Re: [RFC 0/4] Virtio uses DMA API for all devices
From: Michael S. Tsirkin
Date: Fri Aug 03 2018 - 15:17:41 EST
On Fri, Aug 03, 2018 at 12:05:07AM -0700, Christoph Hellwig wrote:
> On Thu, Aug 02, 2018 at 04:13:09PM -0500, Benjamin Herrenschmidt wrote:
> > So let's differenciate the two problems of having an IOMMU (real or
> > emulated) which indeeds adds overhead etc... and using the DMA API.
> >
> > At the moment, virtio does this all over the place:
> >
> > if (use_dma_api)
> > dma_map/alloc_something(...)
> > else
> > use_pa
> >
> > The idea of the patch set is to do two, somewhat orthogonal, changes
> > that together achieve what we want. Let me know where you think there
> > is "a bunch of issues" because I'm missing it:
> >
> > 1- Replace the above if/else constructs with just calling the DMA API,
> > and have virtio, at initialization, hookup its own dma_ops that just
> > "return pa" (roughly) when the IOMMU stuff isn't used.
> >
> > This adds an indirect function call to the path that previously didn't
> > have one (the else case above).
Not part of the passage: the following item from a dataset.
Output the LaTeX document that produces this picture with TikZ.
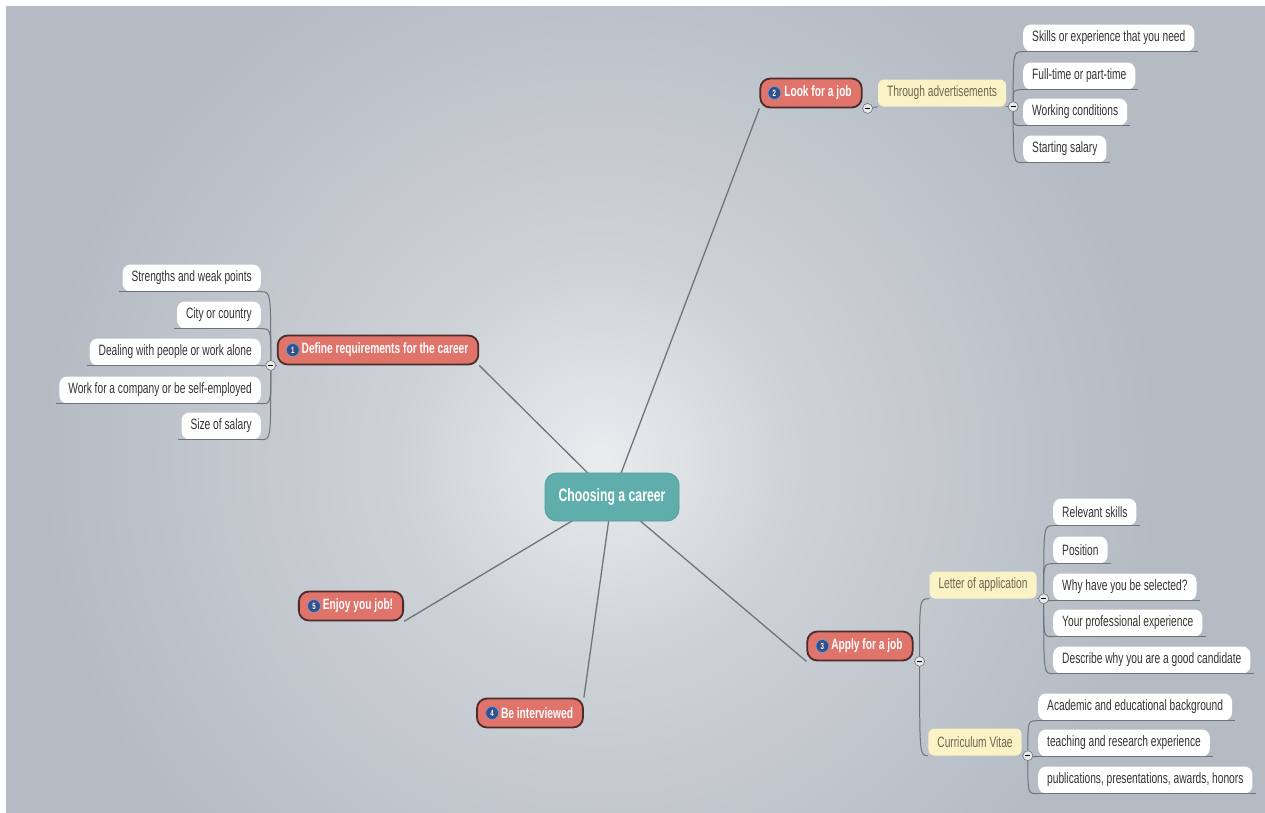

Is that a significant/measurable
> > overhead ?
>
> If you call it often enough it does:
>
> https://www.spinics.net/lists/netdev/msg495413.html
>
> > 2- Make virtio use the DMA API with our custom platform-provided
> > swiotlb callbacks when needed, that is when not using IOMMU *and*
> > running on a secure VM in our case.
>
> And total NAK the customer platform-provided part of this. We need
> a flag passed in from the hypervisor that the device needs all bus
> specific dma api treatment, and then just use the normal plaform
> dma mapping setup. To get swiotlb you'll need to then use the DT/ACPI
> dma-range property to limit the addressable range, and a swiotlb
> capable plaform will use swiotlb automatically.
It seems reasonable to teach a platform to override dma-range
for a specific device e.g. in case it knows about bugs in ACPI.